● Supplied data:
>> begin

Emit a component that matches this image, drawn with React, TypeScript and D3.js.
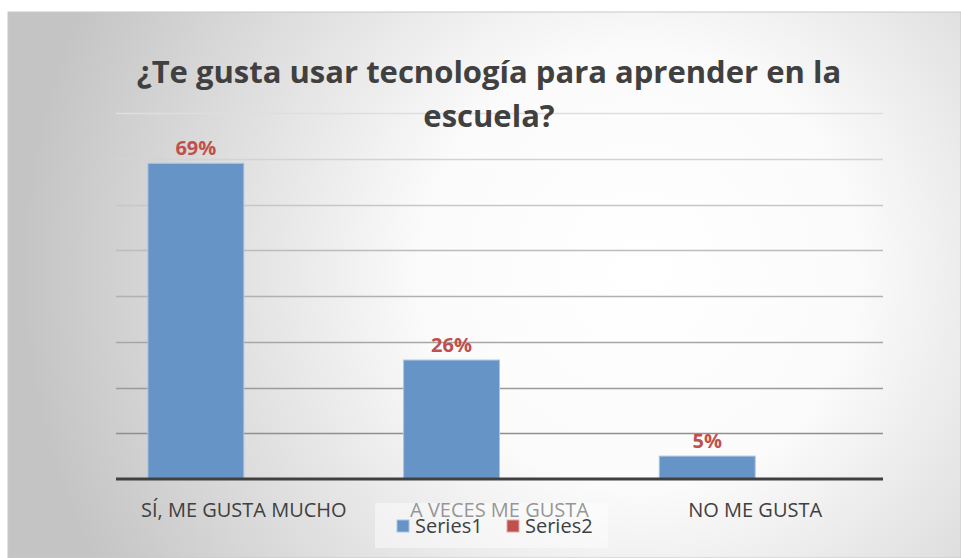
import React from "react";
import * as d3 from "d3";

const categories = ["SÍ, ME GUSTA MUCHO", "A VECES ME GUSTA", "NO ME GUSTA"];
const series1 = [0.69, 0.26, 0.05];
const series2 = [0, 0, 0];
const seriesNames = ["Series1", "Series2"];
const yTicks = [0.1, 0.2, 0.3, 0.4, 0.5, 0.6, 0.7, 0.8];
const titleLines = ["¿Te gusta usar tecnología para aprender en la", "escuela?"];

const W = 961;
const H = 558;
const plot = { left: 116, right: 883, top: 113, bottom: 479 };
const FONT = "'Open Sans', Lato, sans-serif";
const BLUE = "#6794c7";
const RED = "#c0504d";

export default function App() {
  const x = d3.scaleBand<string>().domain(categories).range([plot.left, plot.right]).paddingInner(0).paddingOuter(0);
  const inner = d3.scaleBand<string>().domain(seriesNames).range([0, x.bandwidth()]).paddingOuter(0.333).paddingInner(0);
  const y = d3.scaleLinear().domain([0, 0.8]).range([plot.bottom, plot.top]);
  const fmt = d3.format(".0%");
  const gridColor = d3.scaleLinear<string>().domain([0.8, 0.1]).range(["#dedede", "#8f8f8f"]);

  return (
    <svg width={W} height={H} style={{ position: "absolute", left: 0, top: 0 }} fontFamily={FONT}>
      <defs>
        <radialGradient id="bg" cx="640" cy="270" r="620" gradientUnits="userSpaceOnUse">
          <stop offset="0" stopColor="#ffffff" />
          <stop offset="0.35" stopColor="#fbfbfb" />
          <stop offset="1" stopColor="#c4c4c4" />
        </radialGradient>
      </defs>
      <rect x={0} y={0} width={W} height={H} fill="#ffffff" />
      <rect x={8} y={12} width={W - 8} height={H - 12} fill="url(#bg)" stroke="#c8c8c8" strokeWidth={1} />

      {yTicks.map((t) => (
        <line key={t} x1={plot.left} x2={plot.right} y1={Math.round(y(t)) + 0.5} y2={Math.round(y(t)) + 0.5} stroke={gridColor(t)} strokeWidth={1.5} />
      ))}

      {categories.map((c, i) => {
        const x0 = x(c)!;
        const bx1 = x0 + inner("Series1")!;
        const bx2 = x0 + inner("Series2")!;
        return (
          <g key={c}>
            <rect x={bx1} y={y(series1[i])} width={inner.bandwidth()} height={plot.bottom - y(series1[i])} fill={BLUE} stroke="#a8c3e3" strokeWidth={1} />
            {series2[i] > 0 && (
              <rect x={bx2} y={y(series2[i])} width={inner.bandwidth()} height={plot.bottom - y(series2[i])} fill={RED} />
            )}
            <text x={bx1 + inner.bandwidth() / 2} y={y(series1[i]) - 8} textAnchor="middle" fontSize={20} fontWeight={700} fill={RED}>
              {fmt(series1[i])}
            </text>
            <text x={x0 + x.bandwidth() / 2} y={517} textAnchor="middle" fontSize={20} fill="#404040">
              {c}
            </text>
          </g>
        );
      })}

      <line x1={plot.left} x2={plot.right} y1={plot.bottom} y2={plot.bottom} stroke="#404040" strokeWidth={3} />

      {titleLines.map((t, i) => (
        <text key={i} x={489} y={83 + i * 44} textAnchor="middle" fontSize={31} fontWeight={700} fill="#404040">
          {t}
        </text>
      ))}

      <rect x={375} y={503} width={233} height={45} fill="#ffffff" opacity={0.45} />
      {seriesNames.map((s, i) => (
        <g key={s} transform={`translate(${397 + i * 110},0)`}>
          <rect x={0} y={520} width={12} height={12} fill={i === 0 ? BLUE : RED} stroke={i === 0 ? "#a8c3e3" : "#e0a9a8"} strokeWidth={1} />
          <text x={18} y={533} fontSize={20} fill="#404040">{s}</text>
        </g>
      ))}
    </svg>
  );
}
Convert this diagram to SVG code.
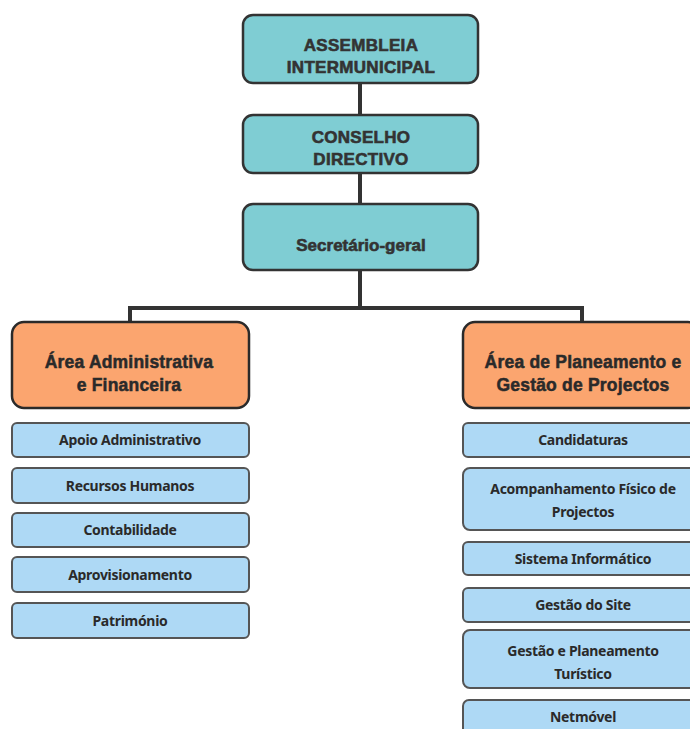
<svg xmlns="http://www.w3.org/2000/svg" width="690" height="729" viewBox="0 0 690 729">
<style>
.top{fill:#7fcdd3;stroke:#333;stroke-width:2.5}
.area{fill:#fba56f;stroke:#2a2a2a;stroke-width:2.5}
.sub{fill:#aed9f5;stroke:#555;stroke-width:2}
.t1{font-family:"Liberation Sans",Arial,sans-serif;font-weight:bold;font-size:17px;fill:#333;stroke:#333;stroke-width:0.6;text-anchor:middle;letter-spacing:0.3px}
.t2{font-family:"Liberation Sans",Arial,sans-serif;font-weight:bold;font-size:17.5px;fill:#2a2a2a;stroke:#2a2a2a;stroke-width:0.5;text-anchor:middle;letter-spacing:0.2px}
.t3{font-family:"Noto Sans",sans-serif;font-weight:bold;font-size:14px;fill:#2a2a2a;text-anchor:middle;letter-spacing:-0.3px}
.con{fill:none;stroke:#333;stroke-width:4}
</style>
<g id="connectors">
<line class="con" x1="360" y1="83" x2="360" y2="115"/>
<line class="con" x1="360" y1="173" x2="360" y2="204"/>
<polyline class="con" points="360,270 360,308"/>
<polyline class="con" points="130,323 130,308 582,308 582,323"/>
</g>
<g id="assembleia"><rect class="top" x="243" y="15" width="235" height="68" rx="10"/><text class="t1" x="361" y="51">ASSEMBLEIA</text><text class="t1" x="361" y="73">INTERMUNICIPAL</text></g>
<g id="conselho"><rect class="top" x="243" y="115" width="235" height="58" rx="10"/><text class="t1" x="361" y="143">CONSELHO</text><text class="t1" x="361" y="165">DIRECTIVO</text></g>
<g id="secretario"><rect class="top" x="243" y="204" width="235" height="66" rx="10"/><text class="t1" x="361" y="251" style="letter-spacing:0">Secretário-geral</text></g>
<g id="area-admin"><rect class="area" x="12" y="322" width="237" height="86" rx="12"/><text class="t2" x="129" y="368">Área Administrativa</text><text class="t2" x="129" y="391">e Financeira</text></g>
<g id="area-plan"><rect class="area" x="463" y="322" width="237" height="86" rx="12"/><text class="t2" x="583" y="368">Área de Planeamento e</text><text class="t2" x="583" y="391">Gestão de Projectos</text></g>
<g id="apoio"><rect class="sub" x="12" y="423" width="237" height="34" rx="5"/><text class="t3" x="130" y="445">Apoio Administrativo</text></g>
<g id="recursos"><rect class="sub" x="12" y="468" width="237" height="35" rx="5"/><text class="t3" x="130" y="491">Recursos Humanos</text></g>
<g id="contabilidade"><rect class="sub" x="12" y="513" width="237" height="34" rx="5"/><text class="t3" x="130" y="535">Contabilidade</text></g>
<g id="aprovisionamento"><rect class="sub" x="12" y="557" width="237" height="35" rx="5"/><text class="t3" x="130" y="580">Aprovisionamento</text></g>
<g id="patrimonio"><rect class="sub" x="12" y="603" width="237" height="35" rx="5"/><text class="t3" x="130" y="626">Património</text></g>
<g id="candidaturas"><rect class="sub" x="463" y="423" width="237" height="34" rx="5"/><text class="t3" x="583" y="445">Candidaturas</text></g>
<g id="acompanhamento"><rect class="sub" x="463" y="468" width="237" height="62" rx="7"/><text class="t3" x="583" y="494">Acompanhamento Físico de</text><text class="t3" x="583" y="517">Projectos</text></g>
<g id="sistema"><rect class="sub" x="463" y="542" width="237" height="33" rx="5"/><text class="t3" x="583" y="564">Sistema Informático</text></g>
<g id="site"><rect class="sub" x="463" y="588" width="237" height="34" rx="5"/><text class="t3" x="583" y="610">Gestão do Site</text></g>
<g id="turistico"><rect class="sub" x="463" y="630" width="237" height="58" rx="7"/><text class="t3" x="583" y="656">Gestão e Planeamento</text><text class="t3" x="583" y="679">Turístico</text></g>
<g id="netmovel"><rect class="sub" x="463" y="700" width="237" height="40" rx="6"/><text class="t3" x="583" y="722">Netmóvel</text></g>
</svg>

>> end

● Your objective: Except for the pictures, copy the material above exactly.

● Solution to the problem:
Emit a component that matches this image, drawn with React, TypeScript and D3.js.
import React from "react";
import * as d3 from "d3";

const categories = ["SÍ, ME GUSTA MUCHO", "A VECES ME GUSTA", "NO ME GUSTA"];
const series1 = [0.69, 0.26, 0.05];
const series2 = [0, 0, 0];
const seriesNames = ["Series1", "Series2"];
const yTicks = [0.1, 0.2, 0.3, 0.4, 0.5, 0.6, 0.7, 0.8];
const titleLines = ["¿Te gusta usar tecnología para aprender en la", "escuela?"];

const W = 961;
const H = 558;
const plot = { left: 116, right: 883, top: 113, bottom: 479 };
const FONT = "'Open Sans', Lato, sans-serif";
const BLUE = "#6794c7";
const RED = "#c0504d";

export default function App() {
  const x = d3.scaleBand<string>().domain(categories).range([plot.left, plot.right]).paddingInner(0).paddingOuter(0);
  const inner = d3.scaleBand<string>().domain(seriesNames).range([0, x.bandwidth()]).paddingOuter(0.333).paddingInner(0);
  const y = d3.scaleLinear().domain([0, 0.8]).range([plot.bottom, plot.top]);
  const fmt = d3.format(".0%");
  const gridColor = d3.scaleLinear<string>().domain([0.8, 0.1]).range(["#dedede", "#8f8f8f"]);

  return (
    <svg width={W} height={H} style={{ position: "absolute", left: 0, top: 0 }} fontFamily={FONT}>
      <defs>
        <radialGradient id="bg" cx="640" cy="270" r="620" gradientUnits="userSpaceOnUse">
          <stop offset="0" stopColor="#ffffff" />
          <stop offset="0.35" stopColor="#fbfbfb" />
          <stop offset="1" stopColor="#c4c4c4" />
        </radialGradient>
      </defs>
      <rect x={0} y={0} width={W} height={H} fill="#ffffff" />
      <rect x={8} y={12} width={W - 8} height={H - 12} fill="url(#bg)" stroke="#c8c8c8" strokeWidth={1} />

      {yTicks.map((t) => (
        <line key={t} x1={plot.left} x2={plot.right} y1={Math.round(y(t)) + 0.5} y2={Math.round(y(t)) + 0.5} stroke={gridColor(t)} strokeWidth={1.5} />
      ))}

      {categories.map((c, i) => {
        const x0 = x(c)!;
        const bx1 = x0 + inner("Series1")!;
        const bx2 = x0 + inner("Series2")!;
        return (
          <g key={c}>
            <rect x={bx1} y={y(series1[i])} width={inner.bandwidth()} height={plot.bottom - y(series1[i])} fill={BLUE} stroke="#a8c3e3" strokeWidth={1} />
            {series2[i] > 0 && (
              <rect x={bx2} y={y(series2[i])} width={inner.bandwidth()} height={plot.bottom - y(series2[i])} fill={RED} />
            )}
            <text x={bx1 + inner.bandwidth() / 2} y={y(series1[i]) - 8} textAnchor="middle" fontSize={20} fontWeight={700} fill={RED}>
              {fmt(series1[i])}
            </text>
            <text x={x0 + x.bandwidth() / 2} y={517} textAnchor="middle" fontSize={20} fill="#404040">
              {c}
            </text>
          </g>
        );
      })}

      <line x1={plot.left} x2={plot.right} y1={plot.bottom} y2={plot.bottom} stroke="#404040" strokeWidth={3} />

      {titleLines.map((t, i) => (
        <text key={i} x={489} y={83 + i * 44} textAnchor="middle" fontSize={31} fontWeight={700} fill="#404040">
          {t}
        </text>
      ))}

      <rect x={375} y={503} width={233} height={45} fill="#ffffff" opacity={0.45} />
      {seriesNames.map((s, i) => (
        <g key={s} transform={`translate(${397 + i * 110},0)`}>
          <rect x={0} y={520} width={12} height={12} fill={i === 0 ? BLUE : RED} stroke={i === 0 ? "#a8c3e3" : "#e0a9a8"} strokeWidth={1} />
          <text x={18} y={533} fontSize={20} fill="#404040">{s}</text>
        </g>
      ))}
    </svg>
  );
}
Convert this diagram to SVG code.
<svg xmlns="http://www.w3.org/2000/svg" width="690" height="729" viewBox="0 0 690 729">
<style>
.top{fill:#7fcdd3;stroke:#333;stroke-width:2.5}
.area{fill:#fba56f;stroke:#2a2a2a;stroke-width:2.5}
.sub{fill:#aed9f5;stroke:#555;stroke-width:2}
.t1{font-family:"Liberation Sans",Arial,sans-serif;font-weight:bold;font-size:17px;fill:#333;stroke:#333;stroke-width:0.6;text-anchor:middle;letter-spacing:0.3px}
.t2{font-family:"Liberation Sans",Arial,sans-serif;font-weight:bold;font-size:17.5px;fill:#2a2a2a;stroke:#2a2a2a;stroke-width:0.5;text-anchor:middle;letter-spacing:0.2px}
.t3{font-family:"Noto Sans",sans-serif;font-weight:bold;font-size:14px;fill:#2a2a2a;text-anchor:middle;letter-spacing:-0.3px}
.con{fill:none;stroke:#333;stroke-width:4}
</style>
<g id="connectors">
<line class="con" x1="360" y1="83" x2="360" y2="115"/>
<line class="con" x1="360" y1="173" x2="360" y2="204"/>
<polyline class="con" points="360,270 360,308"/>
<polyline class="con" points="130,323 130,308 582,308 582,323"/>
</g>
<g id="assembleia"><rect class="top" x="243" y="15" width="235" height="68" rx="10"/><text class="t1" x="361" y="51">ASSEMBLEIA</text><text class="t1" x="361" y="73">INTERMUNICIPAL</text></g>
<g id="conselho"><rect class="top" x="243" y="115" width="235" height="58" rx="10"/><text class="t1" x="361" y="143">CONSELHO</text><text class="t1" x="361" y="165">DIRECTIVO</text></g>
<g id="secretario"><rect class="top" x="243" y="204" width="235" height="66" rx="10"/><text class="t1" x="361" y="251" style="letter-spacing:0">Secretário-geral</text></g>
<g id="area-admin"><rect class="area" x="12" y="322" width="237" height="86" rx="12"/><text class="t2" x="129" y="368">Área Administrativa</text><text class="t2" x="129" y="391">e Financeira</text></g>
<g id="area-plan"><rect class="area" x="463" y="322" width="237" height="86" rx="12"/><text class="t2" x="583" y="368">Área de Planeamento e</text><text class="t2" x="583" y="391">Gestão de Projectos</text></g>
<g id="apoio"><rect class="sub" x="12" y="423" width="237" height="34" rx="5"/><text class="t3" x="130" y="445">Apoio Administrativo</text></g>
<g id="recursos"><rect class="sub" x="12" y="468" width="237" height="35" rx="5"/><text class="t3" x="130" y="491">Recursos Humanos</text></g>
<g id="contabilidade"><rect class="sub" x="12" y="513" width="237" height="34" rx="5"/><text class="t3" x="130" y="535">Contabilidade</text></g>
<g id="aprovisionamento"><rect class="sub" x="12" y="557" width="237" height="35" rx="5"/><text class="t3" x="130" y="580">Aprovisionamento</text></g>
<g id="patrimonio"><rect class="sub" x="12" y="603" width="237" height="35" rx="5"/><text class="t3" x="130" y="626">Património</text></g>
<g id="candidaturas"><rect class="sub" x="463" y="423" width="237" height="34" rx="5"/><text class="t3" x="583" y="445">Candidaturas</text></g>
<g id="acompanhamento"><rect class="sub" x="463" y="468" width="237" height="62" rx="7"/><text class="t3" x="583" y="494">Acompanhamento Físico de</text><text class="t3" x="583" y="517">Projectos</text></g>
<g id="sistema"><rect class="sub" x="463" y="542" width="237" height="33" rx="5"/><text class="t3" x="583" y="564">Sistema Informático</text></g>
<g id="site"><rect class="sub" x="463" y="588" width="237" height="34" rx="5"/><text class="t3" x="583" y="610">Gestão do Site</text></g>
<g id="turistico"><rect class="sub" x="463" y="630" width="237" height="58" rx="7"/><text class="t3" x="583" y="656">Gestão e Planeamento</text><text class="t3" x="583" y="679">Turístico</text></g>
<g id="netmovel"><rect class="sub" x="463" y="700" width="237" height="40" rx="6"/><text class="t3" x="583" y="722">Netmóvel</text></g>
</svg>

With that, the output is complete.